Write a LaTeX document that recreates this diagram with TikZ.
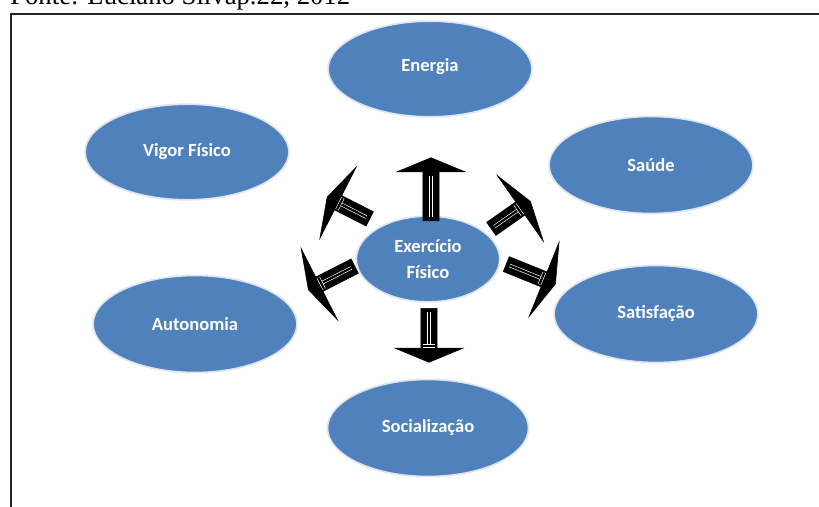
\documentclass[tikz,border=0pt]{standalone}
\usepackage{fontspec}
\setmainfont{Liberation Serif}
\newfontfamily\calibri{Carlito}
\usetikzlibrary{shapes.geometric,shapes.arrows}
\definecolor{ofblue}{RGB}{79,129,189}
\definecolor{rimgray}{RGB}{222,228,238}

\begin{document}
\begin{tikzpicture}[x=0.025cm,y=-0.025cm,
    bubble/.style={shape=ellipse,fill=ofblue,draw=rimgray,line width=1.2pt,inner sep=0pt,
        minimum width=145pt,minimum height=68pt,text=white,align=center,
        font=\calibri\bfseries\fontsize{13.2}{18}\selectfont},
    blockarrow/.style={shape=single arrow,fill=black,draw=black,inner sep=0pt,inner ysep=5.5pt,anchor=tail},
    innerline/.style={draw=white,line width=0.45pt,double=black,double distance=1.6pt}]
    \useasboundingbox (0,0) rectangle (819,506);
    \clip (0,0) rectangle (819,506);

    \node[anchor=base west,inner sep=0pt,font=\fontsize{19}{22}\selectfont] (fonte) at (10,4) {Fonte: Luciano Silvap.22, 2012};
    \draw[line width=1.8pt,draw=black!85] (11,14) rectangle (850,540);

    \node[bubble,text depth=6pt] (energia) at (430,69) {Energia};
    \node[bubble,minimum height=68pt] (vigor) at (187,152) {Vigor Físico};
    \node[bubble,minimum height=69pt] (saude) at (651,165) {Saúde};
    \node[bubble,minimum width=102pt,minimum height=61pt] (exercicio) at (428,259) {Exercício\\Físico};
    \node[bubble,minimum height=69pt] (autonomia) at (195,324) {Autonomia};
    \node[bubble,minimum height=69pt] (satisfacao) at (656,314) {Satisfação};
    \node[bubble,minimum width=143pt,minimum height=69pt] (socializacao) at (428,428) {Socialização};

    % block arrows out of the centre
    \foreach \nm/\px/\py/\ang/\len/\ext/\tip/\tb in {up/431/221/90/44.8/18.5/135/33,
        down/429/308/-90/38.4/18.5/135/27,
        upleft/370/219/153/34/22.8/146/24,
        downleft/355/266/207/37/22.8/146/27,
        upright/491/229/35/34/22.8/146/24,
        downright/506/264/-22/37.7/22.8/146/27.5}{
        \node[blockarrow,rotate=\ang,minimum height=\len pt,single arrow head extend=\ext pt,
            single arrow tip angle=\tip] (a\nm) at (\px,\py) {};
        \begin{scope}[shift={(a\nm.tail)},rotate=\ang,x=1pt,y=1pt]
            \draw[innerline] (3,0) -- (\tb,0);
            \draw[innerline] (\tb,-4.5) -- (\tb,4.5);
        \end{scope}
    }

\end{tikzpicture}
\end{document}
☆ ☆ ☆ ☆ ☆ ☆ ☆
What you will do — Give again, word for word, every line from the top of the data through the line with "width=143pt,minimum height=69pt] (socializacao)", both ends included, and exclude the pictures.

Output below —
Write a LaTeX document that recreates this diagram with TikZ.
\documentclass[tikz,border=0pt]{standalone}
\usepackage{fontspec}
\setmainfont{Liberation Serif}
\newfontfamily\calibri{Carlito}
\usetikzlibrary{shapes.geometric,shapes.arrows}
\definecolor{ofblue}{RGB}{79,129,189}
\definecolor{rimgray}{RGB}{222,228,238}

\begin{document}
\begin{tikzpicture}[x=0.025cm,y=-0.025cm,
    bubble/.style={shape=ellipse,fill=ofblue,draw=rimgray,line width=1.2pt,inner sep=0pt,
        minimum width=145pt,minimum height=68pt,text=white,align=center,
        font=\calibri\bfseries\fontsize{13.2}{18}\selectfont},
    blockarrow/.style={shape=single arrow,fill=black,draw=black,inner sep=0pt,inner ysep=5.5pt,anchor=tail},
    innerline/.style={draw=white,line width=0.45pt,double=black,double distance=1.6pt}]
    \useasboundingbox (0,0) rectangle (819,506);
    \clip (0,0) rectangle (819,506);

    \node[anchor=base west,inner sep=0pt,font=\fontsize{19}{22}\selectfont] (fonte) at (10,4) {Fonte: Luciano Silvap.22, 2012};
    \draw[line width=1.8pt,draw=black!85] (11,14) rectangle (850,540);

    \node[bubble,text depth=6pt] (energia) at (430,69) {Energia};
    \node[bubble,minimum height=68pt] (vigor) at (187,152) {Vigor Físico};
    \node[bubble,minimum height=69pt] (saude) at (651,165) {Saúde};
    \node[bubble,minimum width=102pt,minimum height=61pt] (exercicio) at (428,259) {Exercício\\Físico};
    \node[bubble,minimum height=69pt] (autonomia) at (195,324) {Autonomia};
    \node[bubble,minimum height=69pt] (satisfacao) at (656,314) {Satisfação};
    \node[bubble,minimum width=143pt,minimum height=69pt] (socializacao) at (428,428) {Socialização};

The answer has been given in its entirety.